■ **Task requirements**: Please output every line of the material as it stands, without the pictures.

──────── Data lines ────────

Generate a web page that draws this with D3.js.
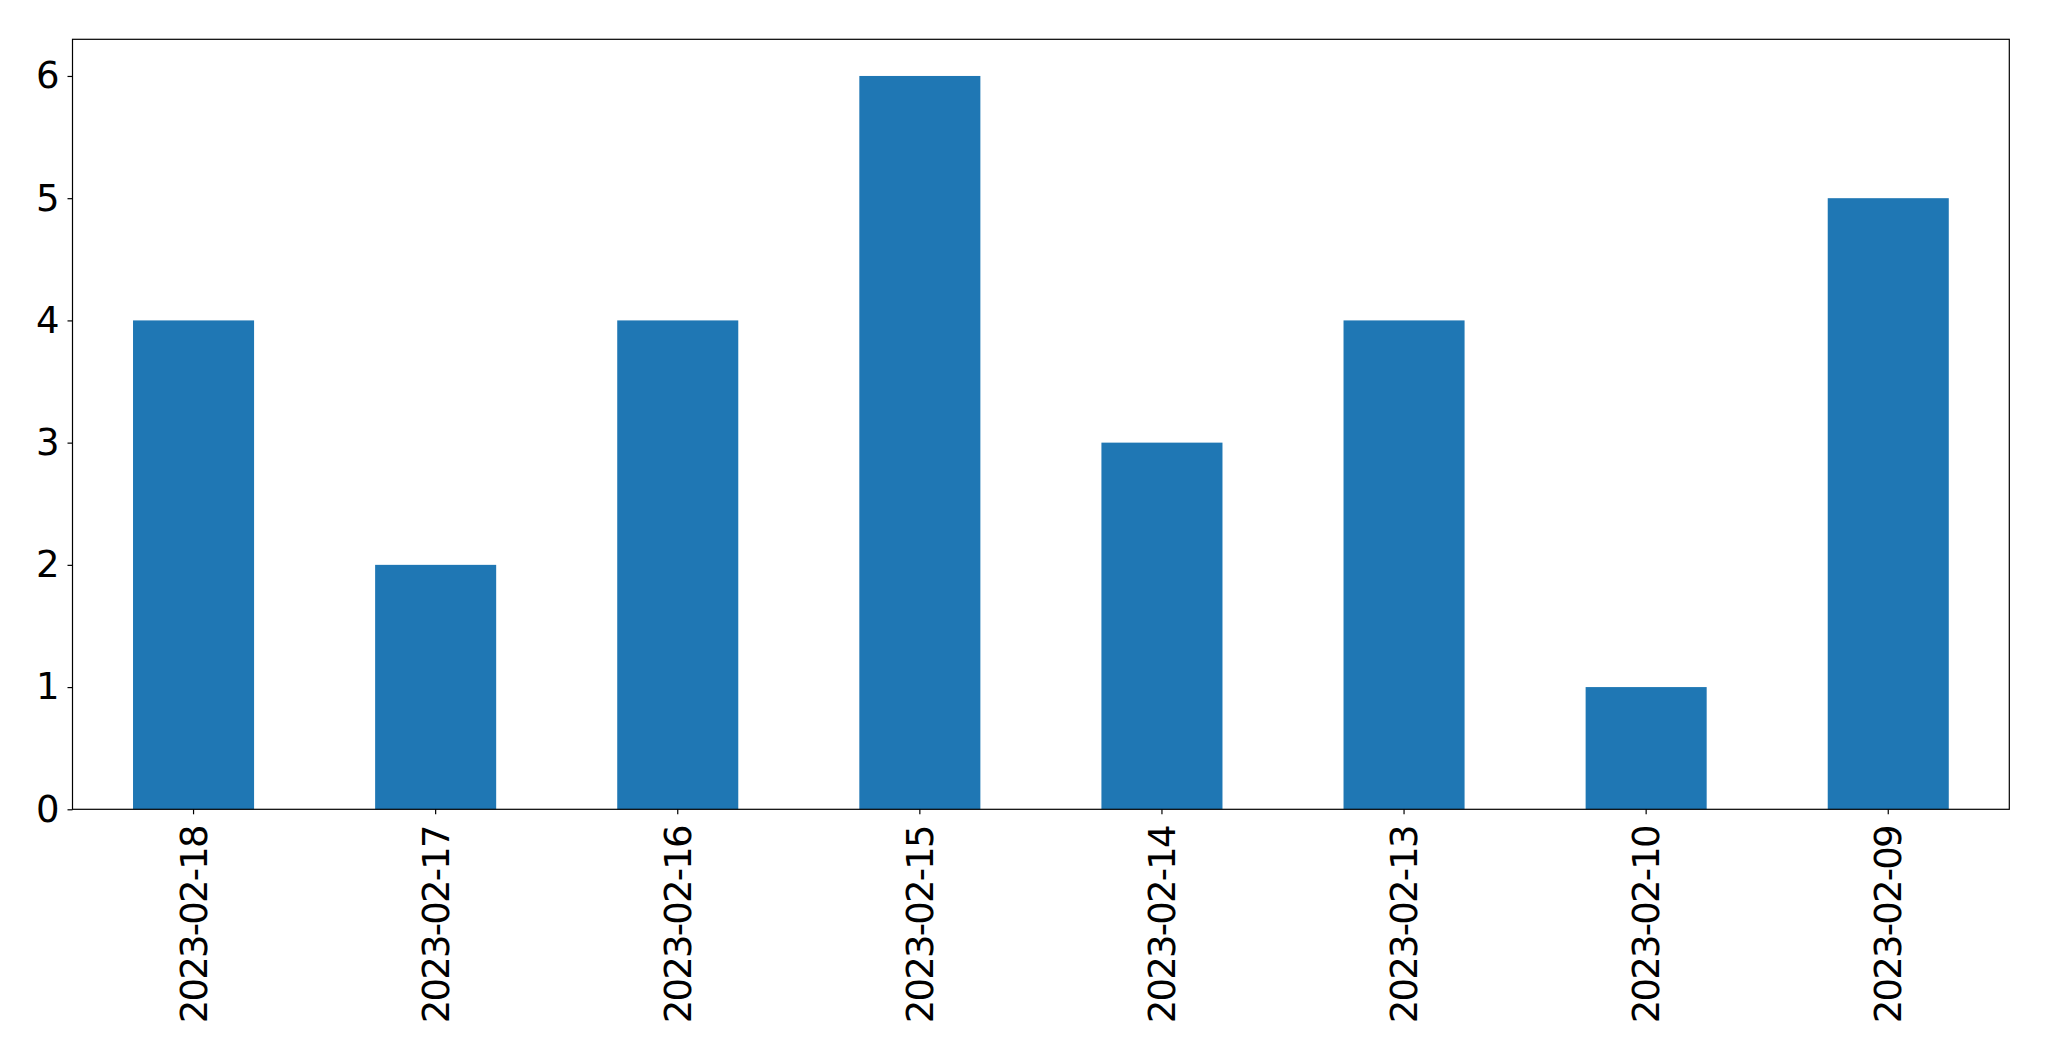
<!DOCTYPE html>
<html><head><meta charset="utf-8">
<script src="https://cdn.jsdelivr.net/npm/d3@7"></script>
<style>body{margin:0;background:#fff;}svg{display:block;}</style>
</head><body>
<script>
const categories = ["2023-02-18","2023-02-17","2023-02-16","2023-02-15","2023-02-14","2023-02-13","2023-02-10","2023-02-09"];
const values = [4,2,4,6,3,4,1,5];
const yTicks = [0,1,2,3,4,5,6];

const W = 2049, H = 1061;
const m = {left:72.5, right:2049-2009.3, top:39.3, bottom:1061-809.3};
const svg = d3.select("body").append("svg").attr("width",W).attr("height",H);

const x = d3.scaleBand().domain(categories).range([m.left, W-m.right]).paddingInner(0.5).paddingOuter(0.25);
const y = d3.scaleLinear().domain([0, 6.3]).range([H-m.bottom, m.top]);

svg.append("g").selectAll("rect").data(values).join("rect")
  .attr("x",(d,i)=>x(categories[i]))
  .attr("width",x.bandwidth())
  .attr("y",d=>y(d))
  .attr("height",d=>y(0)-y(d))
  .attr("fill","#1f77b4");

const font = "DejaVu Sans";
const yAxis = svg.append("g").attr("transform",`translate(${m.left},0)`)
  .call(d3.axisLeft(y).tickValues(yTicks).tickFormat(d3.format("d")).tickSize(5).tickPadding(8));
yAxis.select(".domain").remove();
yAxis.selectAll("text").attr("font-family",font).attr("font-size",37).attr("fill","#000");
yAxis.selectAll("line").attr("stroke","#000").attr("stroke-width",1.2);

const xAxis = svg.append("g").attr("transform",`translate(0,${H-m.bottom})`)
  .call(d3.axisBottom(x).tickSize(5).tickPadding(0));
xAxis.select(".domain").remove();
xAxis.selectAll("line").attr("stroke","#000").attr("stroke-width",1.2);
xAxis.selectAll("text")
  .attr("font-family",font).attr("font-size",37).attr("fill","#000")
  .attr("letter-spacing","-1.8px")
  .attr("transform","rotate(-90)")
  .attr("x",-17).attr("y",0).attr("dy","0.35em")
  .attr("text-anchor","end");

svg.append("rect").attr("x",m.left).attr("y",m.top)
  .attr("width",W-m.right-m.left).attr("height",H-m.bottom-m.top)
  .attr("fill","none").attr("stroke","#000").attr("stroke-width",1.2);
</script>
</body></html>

────────

■ **Solved exercise**:
Generate a web page that draws this with D3.js.
<!DOCTYPE html>
<html><head><meta charset="utf-8">
<script src="https://cdn.jsdelivr.net/npm/d3@7"></script>
<style>body{margin:0;background:#fff;}svg{display:block;}</style>
</head><body>
<script>
const categories = ["2023-02-18","2023-02-17","2023-02-16","2023-02-15","2023-02-14","2023-02-13","2023-02-10","2023-02-09"];
const values = [4,2,4,6,3,4,1,5];
const yTicks = [0,1,2,3,4,5,6];

const W = 2049, H = 1061;
const m = {left:72.5, right:2049-2009.3, top:39.3, bottom:1061-809.3};
const svg = d3.select("body").append("svg").attr("width",W).attr("height",H);

const x = d3.scaleBand().domain(categories).range([m.left, W-m.right]).paddingInner(0.5).paddingOuter(0.25);
const y = d3.scaleLinear().domain([0, 6.3]).range([H-m.bottom, m.top]);

svg.append("g").selectAll("rect").data(values).join("rect")
  .attr("x",(d,i)=>x(categories[i]))
  .attr("width",x.bandwidth())
  .attr("y",d=>y(d))
  .attr("height",d=>y(0)-y(d))
  .attr("fill","#1f77b4");

const font = "DejaVu Sans";
const yAxis = svg.append("g").attr("transform",`translate(${m.left},0)`)
  .call(d3.axisLeft(y).tickValues(yTicks).tickFormat(d3.format("d")).tickSize(5).tickPadding(8));
yAxis.select(".domain").remove();
yAxis.selectAll("text").attr("font-family",font).attr("font-size",37).attr("fill","#000");
yAxis.selectAll("line").attr("stroke","#000").attr("stroke-width",1.2);

const xAxis = svg.append("g").attr("transform",`translate(0,${H-m.bottom})`)
  .call(d3.axisBottom(x).tickSize(5).tickPadding(0));
xAxis.select(".domain").remove();
xAxis.selectAll("line").attr("stroke","#000").attr("stroke-width",1.2);
xAxis.selectAll("text")
  .attr("font-family",font).attr("font-size",37).attr("fill","#000")
  .attr("letter-spacing","-1.8px")
  .attr("transform","rotate(-90)")
  .attr("x",-17).attr("y",0).attr("dy","0.35em")
  .attr("text-anchor","end");

svg.append("rect").attr("x",m.left).attr("y",m.top)
  .attr("width",W-m.right-m.left).attr("height",H-m.bottom-m.top)
  .attr("fill","none").attr("stroke","#000").attr("stroke-width",1.2);
</script>
</body></html>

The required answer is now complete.